United States District Court, W.D. North Carolina, Statesville Division

June 14, 2017

JUDITH MARIE HOLSCLAW, Plaintiff,
v.
NANCY A. BERRYHILL, [1]Commissioner of Social Security Administration, Defendant.

          MEMORANDUM AND ORDER OF REMAND

          David S. Cayer United States Magistrate Judge

         THIS MATTER is before the Court on Plaintiff's “Motion for Summary Judgment” (document #14) and Defendant's “Motion for Judgment on the Pleadings” (document #15), as well as the parties' briefs and exhibits.

         The parties have consented to Magistrate Judge jurisdiction pursuant to 28 U.S.C. § 636(c) and these Motions are now ripe for disposition.

         Having considered the written arguments, administrative record, and applicable authority, the Court finds that Defendant's decision to deny Plaintiff Disability Insurance Benefits (“DIB”) is not supported by substantial evidence. Accordingly, the Court will grant Plaintiff's Motion for Summary Judgment; deny Defendant's Motion for Judgment on the Pleadings; reverse the Commissioner's decision; and remand this matter for further proceedings consistent with this Memorandum and Order.
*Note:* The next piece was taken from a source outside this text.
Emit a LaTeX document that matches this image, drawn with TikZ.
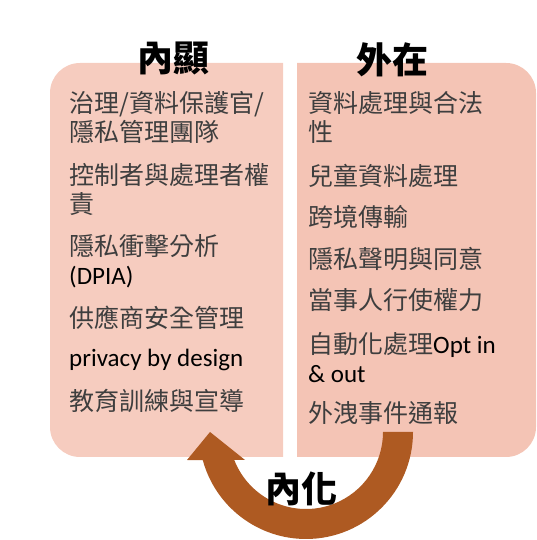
\documentclass[tikz,border=0pt]{standalone}
\usepackage{fontspec}
\setmainfont{Carlito}
\newfontfamily\cjk{Noto Sans CJK TC}
\usepackage{tikz}
\usetikzlibrary{calc}
\definecolor{leftpink}{RGB}{246,204,191}
\definecolor{rightpink}{RGB}{244,196,181}
\definecolor{arrowbrown}{RGB}{174,90,34}
\definecolor{itemgray}{RGB}{62,62,62}
\tikzset{
  coltitle/.style={inner sep=0pt,text=black,font=\cjk\bfseries\fontsize{36}{40}\selectfont},
  item/.style={anchor=base west,align=left,inner sep=0pt,text=itemgray,
               font=\cjk\fontsize{25}{29}\selectfont},
  loopfill/.style={fill=arrowbrown},
}

\begin{document}
\begin{tikzpicture}[x=1pt,y=1pt]
  \useasboundingbox (0,0) rectangle (537,540);
  % two halves
  \fill[leftpink] (283,83) -- (283,477) -- (80,477)
    arc[start angle=90,end angle=180,radius=30pt] -- (50,113)
    arc[start angle=180,end angle=270,radius=30pt] -- cycle;
  \fill[rightpink] (297,83) -- (297,477) -- (506,477)
    arc[start angle=90,end angle=0,radius=30pt] -- (536,113)
    arc[start angle=0,end angle=-90,radius=30pt] -- cycle;
  \node[coltitle] (inner) at (173.5,482) {內顯};
  \node[coltitle] (outer) at (392,480) {外在};
  % left column (base = last line)
  \node[item] (l1) at (69,398.5) {治理/資料保護官/\\隱私管理團隊};
  \node[item] (l2) at (69,326.5) {控制者與處理者權\\責};
  \node[item] (l3) at (69,255.5) {隱私衝擊分析\\{\rmfamily\color{black} (DPIA)}};
  \node[item] (l4) at (69,212.5) {供應商安全管理};
  \node[item] (l5) at (69,173) {\rmfamily\color{black} privacy by design};
  \node[item] (l6) at (69,129.5) {教育訓練與宣導};
  % right column
  \node[item] (r1) at (308,398.5) {資料處理與合法\\性};
  \node[item] (r2) at (308,354.5) {兒童資料處理};
  \node[item] (r3) at (308,313.5) {跨境傳輸};
  \node[item] (r4) at (308,271.5) {隱私聲明與同意};
  \node[item] (r5) at (308,230.5) {當事人行使權力};
  \node[item] (r6) at (308,157.5) {自動化處理{\rmfamily\color{black}Opt in}\\{\rmfamily\color{black}\& out}};
  \node[item] (r7) at (308,117.5) {外洩事件通報};
  % the loop back
  \coordinate (hub) at (306,108);
  \coordinate (tip) at (210,108);
  \fill[loopfill] ($(hub)+(0:107)$) arc[start angle=0,end angle=-164.8,radius=107pt]
    -- (187,80) -- (tip) -- (245,80) -- ($(hub)+(-158.7:77)$)
    arc[start angle=-158.7,end angle=0,radius=77pt] -- cycle;
  \node[coltitle] (intern) at (301.5,51.5) {內化};
\end{tikzpicture}
\end{document}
         I. PROCEDURAL HISTORY

         The procedural history is not in dispute. The Court adopts the procedural history as stated in the parties' briefs.

         Plaintiff filed the present action on October 12, 2016. She assigns error to the Administrative Law Judge (ALJ)'s treatment of the consultative opinion from John H. Bevis, M.A., LPA, a licensed psychological associate, and to the ALJ's formulation of her mental Residual Functional Capacity (“RFC”).[2] See Plaintiff's “Memorandum ...” at 3-5 (document #14-1).

         The parties' cross-Motions are ripe for disposition.

         II. STANDARD OF REVIEW

         The Social Security Act, 42 U.S.C. § 405(g) and § 1383(c)(3), limits this Court's review of a final decision of the Commissioner to: (1) whether substantial evidence supports the Commissioner's decision, Richardson v. Perales, 402 U.S. 389, 390, 401 (1971); and (2) whether the Commissioner applied the correct legal standards. Hays v. Sullivan, 907 F.2d 1453, 1456 (4th Cir. 1990); see also Hunter v. Sullivan, 993 F.2d 31, 34 (4th Cir. 1992) (per curiam). The District Court does not review a final decision of the Commissioner de novo. Smith v.

         Schweiker, 795 F.2d 343, 345 (4th Cir. 1986); King v. Califano, 599 F.2d 597, 599 (4th Cir. 1979); Blalock v. Richardson, 483 F.2d 773, 775 (4th Cir. 1972).

         As the Social Security Act provides, “[t]he findings of the [Commissioner] as to any fact, if supported by substantial evidence, shall be conclusive.” 42 U.S.C. § 405(g). In Smith v. Heckler, 782 F.2d 1176, 1179 (4th Cir. 1986), quoting Richardson v. Perales, 402 U.S. 389, 401 (1971), the Fourth Circuit defined “substantial evidence” thus:

Substantial evidence has been defined as being “more than a scintilla and do[ing] more than creat[ing] a suspicion of the existence of a fact to be established. It means such relevant evidence as a reasonable mind might accept as adequate to support a conclusion.”